>> BEGIN Source excerpt

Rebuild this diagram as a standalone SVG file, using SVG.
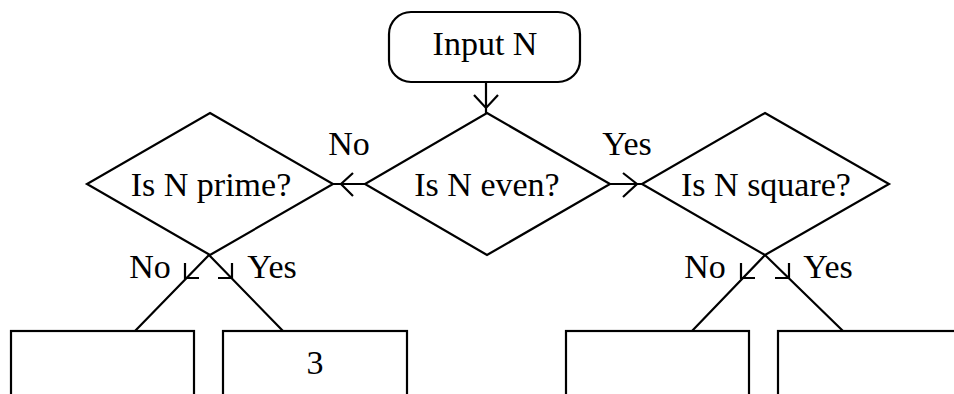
<svg xmlns="http://www.w3.org/2000/svg" width="954" height="394" viewBox="0 0 954 394">
<style>
.s{fill:#fff;stroke:#000;stroke-width:2.2}
.c{fill:none;stroke:#000;stroke-width:2.2}
.t{font-family:"Liberation Serif","Times New Roman",serif;font-size:34px;fill:#000}
.m{text-anchor:middle}
</style>
<rect width="954" height="394" fill="#fff"/>
<g id="start"><rect class="s" x="389" y="12" width="191" height="70" rx="22"/><text class="t m" x="485" y="55">Input N</text></g>
<g id="even"><polygon class="s" points="487,113 610,184 487,255 365,184"/><text class="t m" x="487" y="196">Is N even?</text></g>
<g id="prime"><polygon class="s" points="210,113 333,184 210,255 87,184"/><text class="t m" x="211" y="196">Is N prime?</text></g>
<g id="square"><polygon class="s" points="765,113 889,184 765,255 642,184"/><text class="t m" x="766" y="196">Is N square?</text></g>
<g id="box1"><rect class="s" x="11" y="331" width="183" height="80"/></g>
<g id="box2"><rect class="s" x="223" y="331" width="184" height="80"/><text class="t m" x="315" y="374">3</text></g>
<g id="box3"><rect class="s" x="566" y="331" width="183" height="80"/></g>
<g id="box4"><rect class="s" x="778" y="331" width="184" height="80"/></g>
<g id="connectors">
<path class="c" d="M486,82 V113 M474,95 L486,108 L498,95"/>
<path class="c" d="M365,184 H333 M353,173 L341,184 L353,196"/>
<path class="c" d="M610,184 H642 M623,173 L637,184 L623,197"/>
<path class="c" d="M209,255 L135,331 M185,263 V278 H199"/>
<path class="c" d="M209,255 L283,331 M232,263 V278 H218"/>
<path class="c" d="M765,255 L692,331 M741,263 V278 H755"/>
<path class="c" d="M765,255 L843,331 M789,263 V278 H775"/>
</g>
<g id="labels">
<text class="t m" x="349" y="155">No</text>
<text class="t m" x="627" y="155">Yes</text>
<text class="t m" x="150" y="278">No</text>
<text class="t m" x="272" y="278">Yes</text>
<text class="t m" x="705" y="278">No</text>
<text class="t m" x="828" y="278">Yes</text>
</g>
</svg>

>> END Source excerpt

- **Work to complete**
Copy all the data exactly as written, but skip any picture.

- **The response**
Rebuild this diagram as a standalone SVG file, using SVG.
<svg xmlns="http://www.w3.org/2000/svg" width="954" height="394" viewBox="0 0 954 394">
<style>
.s{fill:#fff;stroke:#000;stroke-width:2.2}
.c{fill:none;stroke:#000;stroke-width:2.2}
.t{font-family:"Liberation Serif","Times New Roman",serif;font-size:34px;fill:#000}
.m{text-anchor:middle}
</style>
<rect width="954" height="394" fill="#fff"/>
<g id="start"><rect class="s" x="389" y="12" width="191" height="70" rx="22"/><text class="t m" x="485" y="55">Input N</text></g>
<g id="even"><polygon class="s" points="487,113 610,184 487,255 365,184"/><text class="t m" x="487" y="196">Is N even?</text></g>
<g id="prime"><polygon class="s" points="210,113 333,184 210,255 87,184"/><text class="t m" x="211" y="196">Is N prime?</text></g>
<g id="square"><polygon class="s" points="765,113 889,184 765,255 642,184"/><text class="t m" x="766" y="196">Is N square?</text></g>
<g id="box1"><rect class="s" x="11" y="331" width="183" height="80"/></g>
<g id="box2"><rect class="s" x="223" y="331" width="184" height="80"/><text class="t m" x="315" y="374">3</text></g>
<g id="box3"><rect class="s" x="566" y="331" width="183" height="80"/></g>
<g id="box4"><rect class="s" x="778" y="331" width="184" height="80"/></g>
<g id="connectors">
<path class="c" d="M486,82 V113 M474,95 L486,108 L498,95"/>
<path class="c" d="M365,184 H333 M353,173 L341,184 L353,196"/>
<path class="c" d="M610,184 H642 M623,173 L637,184 L623,197"/>
<path class="c" d="M209,255 L135,331 M185,263 V278 H199"/>
<path class="c" d="M209,255 L283,331 M232,263 V278 H218"/>
<path class="c" d="M765,255 L692,331 M741,263 V278 H755"/>
<path class="c" d="M765,255 L843,331 M789,263 V278 H775"/>
</g>
<g id="labels">
<text class="t m" x="349" y="155">No</text>
<text class="t m" x="627" y="155">Yes</text>
<text class="t m" x="150" y="278">No</text>
<text class="t m" x="272" y="278">Yes</text>
<text class="t m" x="705" y="278">No</text>
<text class="t m" x="828" y="278">Yes</text>
</g>
</svg>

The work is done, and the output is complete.